# Start of Data excerpt
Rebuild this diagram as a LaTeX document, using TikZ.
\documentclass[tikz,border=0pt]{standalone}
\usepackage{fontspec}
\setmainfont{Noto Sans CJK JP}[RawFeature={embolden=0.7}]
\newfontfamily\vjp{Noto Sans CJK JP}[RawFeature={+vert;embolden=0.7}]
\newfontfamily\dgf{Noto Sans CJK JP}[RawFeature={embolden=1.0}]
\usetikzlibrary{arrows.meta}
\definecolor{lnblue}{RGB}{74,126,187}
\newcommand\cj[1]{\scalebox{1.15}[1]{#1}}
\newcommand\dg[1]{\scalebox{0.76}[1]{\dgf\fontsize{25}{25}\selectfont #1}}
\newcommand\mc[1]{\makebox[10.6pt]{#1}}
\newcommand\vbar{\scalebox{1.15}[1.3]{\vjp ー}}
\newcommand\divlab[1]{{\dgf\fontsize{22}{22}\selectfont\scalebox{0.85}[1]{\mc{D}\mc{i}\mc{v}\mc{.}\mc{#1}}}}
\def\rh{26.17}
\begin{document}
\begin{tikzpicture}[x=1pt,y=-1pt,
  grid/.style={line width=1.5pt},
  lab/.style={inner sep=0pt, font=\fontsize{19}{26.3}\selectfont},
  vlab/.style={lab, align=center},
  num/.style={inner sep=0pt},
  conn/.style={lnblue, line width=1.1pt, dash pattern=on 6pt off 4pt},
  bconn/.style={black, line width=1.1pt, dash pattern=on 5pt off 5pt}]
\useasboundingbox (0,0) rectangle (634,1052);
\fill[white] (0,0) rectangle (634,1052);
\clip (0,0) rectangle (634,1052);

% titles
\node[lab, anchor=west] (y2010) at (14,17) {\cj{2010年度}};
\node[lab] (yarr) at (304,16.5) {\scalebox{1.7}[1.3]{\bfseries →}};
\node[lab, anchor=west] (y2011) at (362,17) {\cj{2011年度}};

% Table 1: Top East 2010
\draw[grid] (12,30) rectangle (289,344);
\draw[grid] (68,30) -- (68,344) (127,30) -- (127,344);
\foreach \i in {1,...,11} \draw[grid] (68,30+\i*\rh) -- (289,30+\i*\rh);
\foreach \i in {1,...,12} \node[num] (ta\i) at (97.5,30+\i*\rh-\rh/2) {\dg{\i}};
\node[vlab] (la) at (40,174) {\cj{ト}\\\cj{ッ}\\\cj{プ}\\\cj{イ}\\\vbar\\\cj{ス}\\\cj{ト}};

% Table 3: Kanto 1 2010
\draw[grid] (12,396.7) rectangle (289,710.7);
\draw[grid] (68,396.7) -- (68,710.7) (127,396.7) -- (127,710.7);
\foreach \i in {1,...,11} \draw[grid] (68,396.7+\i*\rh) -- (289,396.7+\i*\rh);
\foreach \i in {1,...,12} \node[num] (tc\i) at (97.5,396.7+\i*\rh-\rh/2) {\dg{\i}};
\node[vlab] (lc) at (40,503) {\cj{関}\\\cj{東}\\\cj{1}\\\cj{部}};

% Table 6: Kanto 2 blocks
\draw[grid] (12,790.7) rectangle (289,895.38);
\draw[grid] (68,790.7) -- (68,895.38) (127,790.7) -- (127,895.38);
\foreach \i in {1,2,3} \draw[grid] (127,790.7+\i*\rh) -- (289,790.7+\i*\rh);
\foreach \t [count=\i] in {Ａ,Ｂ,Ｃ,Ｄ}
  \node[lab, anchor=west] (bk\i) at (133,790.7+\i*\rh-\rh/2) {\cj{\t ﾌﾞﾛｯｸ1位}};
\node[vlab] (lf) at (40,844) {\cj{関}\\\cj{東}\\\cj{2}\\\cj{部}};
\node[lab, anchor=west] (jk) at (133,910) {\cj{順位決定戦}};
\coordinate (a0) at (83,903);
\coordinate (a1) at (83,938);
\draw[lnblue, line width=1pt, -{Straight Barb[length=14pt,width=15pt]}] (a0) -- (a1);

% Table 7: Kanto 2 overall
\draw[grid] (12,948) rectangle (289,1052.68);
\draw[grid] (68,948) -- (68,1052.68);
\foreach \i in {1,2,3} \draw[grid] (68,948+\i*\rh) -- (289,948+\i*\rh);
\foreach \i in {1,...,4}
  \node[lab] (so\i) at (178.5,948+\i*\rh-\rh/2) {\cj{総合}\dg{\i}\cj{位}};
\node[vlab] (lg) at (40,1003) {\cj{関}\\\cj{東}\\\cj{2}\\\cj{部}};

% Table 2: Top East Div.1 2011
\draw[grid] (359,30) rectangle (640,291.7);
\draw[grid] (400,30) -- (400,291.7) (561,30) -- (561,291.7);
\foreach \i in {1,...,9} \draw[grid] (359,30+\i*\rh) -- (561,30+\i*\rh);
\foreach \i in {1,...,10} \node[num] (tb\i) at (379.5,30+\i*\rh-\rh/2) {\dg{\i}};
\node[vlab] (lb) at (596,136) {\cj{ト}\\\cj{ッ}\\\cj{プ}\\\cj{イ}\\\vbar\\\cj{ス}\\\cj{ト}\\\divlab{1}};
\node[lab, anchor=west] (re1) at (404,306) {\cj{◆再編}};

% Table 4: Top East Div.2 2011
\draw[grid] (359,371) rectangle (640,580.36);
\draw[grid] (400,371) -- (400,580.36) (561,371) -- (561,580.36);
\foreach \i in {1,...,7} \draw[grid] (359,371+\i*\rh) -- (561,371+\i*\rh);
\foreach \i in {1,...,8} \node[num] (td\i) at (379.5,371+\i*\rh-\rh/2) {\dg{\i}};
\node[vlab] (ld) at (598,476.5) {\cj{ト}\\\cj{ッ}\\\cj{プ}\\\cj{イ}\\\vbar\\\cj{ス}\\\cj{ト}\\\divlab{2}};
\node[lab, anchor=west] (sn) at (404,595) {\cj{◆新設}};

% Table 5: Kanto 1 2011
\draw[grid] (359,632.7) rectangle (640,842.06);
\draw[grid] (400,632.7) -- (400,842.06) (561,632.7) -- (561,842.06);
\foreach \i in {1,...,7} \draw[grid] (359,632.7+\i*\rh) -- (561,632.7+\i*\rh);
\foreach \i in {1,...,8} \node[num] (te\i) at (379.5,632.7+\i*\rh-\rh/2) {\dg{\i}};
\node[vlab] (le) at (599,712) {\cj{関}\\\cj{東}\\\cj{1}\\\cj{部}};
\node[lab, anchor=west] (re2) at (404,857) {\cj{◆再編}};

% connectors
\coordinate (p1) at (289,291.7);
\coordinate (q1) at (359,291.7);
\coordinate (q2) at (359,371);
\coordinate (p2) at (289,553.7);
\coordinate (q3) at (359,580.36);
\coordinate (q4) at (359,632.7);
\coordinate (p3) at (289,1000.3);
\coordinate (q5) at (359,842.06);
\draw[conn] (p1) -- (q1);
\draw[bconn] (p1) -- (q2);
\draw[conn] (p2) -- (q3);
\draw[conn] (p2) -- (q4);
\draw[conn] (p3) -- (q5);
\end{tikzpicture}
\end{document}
# End of Data excerpt
Using the material above, quote the first line and each line after it, stopping at and including the line that holds "anchor=west] (y2011) at".

The output:
Rebuild this diagram as a LaTeX document, using TikZ.
\documentclass[tikz,border=0pt]{standalone}
\usepackage{fontspec}
\setmainfont{Noto Sans CJK JP}[RawFeature={embolden=0.7}]
\newfontfamily\vjp{Noto Sans CJK JP}[RawFeature={+vert;embolden=0.7}]
\newfontfamily\dgf{Noto Sans CJK JP}[RawFeature={embolden=1.0}]
\usetikzlibrary{arrows.meta}
\definecolor{lnblue}{RGB}{74,126,187}
\newcommand\cj[1]{\scalebox{1.15}[1]{#1}}
\newcommand\dg[1]{\scalebox{0.76}[1]{\dgf\fontsize{25}{25}\selectfont #1}}
\newcommand\mc[1]{\makebox[10.6pt]{#1}}
\newcommand\vbar{\scalebox{1.15}[1.3]{\vjp ー}}
\newcommand\divlab[1]{{\dgf\fontsize{22}{22}\selectfont\scalebox{0.85}[1]{\mc{D}\mc{i}\mc{v}\mc{.}\mc{#1}}}}
\def\rh{26.17}
\begin{document}
\begin{tikzpicture}[x=1pt,y=-1pt,
  grid/.style={line width=1.5pt},
  lab/.style={inner sep=0pt, font=\fontsize{19}{26.3}\selectfont},
  vlab/.style={lab, align=center},
  num/.style={inner sep=0pt},
  conn/.style={lnblue, line width=1.1pt, dash pattern=on 6pt off 4pt},
  bconn/.style={black, line width=1.1pt, dash pattern=on 5pt off 5pt}]
\useasboundingbox (0,0) rectangle (634,1052);
\fill[white] (0,0) rectangle (634,1052);
\clip (0,0) rectangle (634,1052);

% titles
\node[lab, anchor=west] (y2010) at (14,17) {\cj{2010年度}};
\node[lab] (yarr) at (304,16.5) {\scalebox{1.7}[1.3]{\bfseries →}};
\node[lab, anchor=west] (y2011) at (362,17) {\cj{2011年度}};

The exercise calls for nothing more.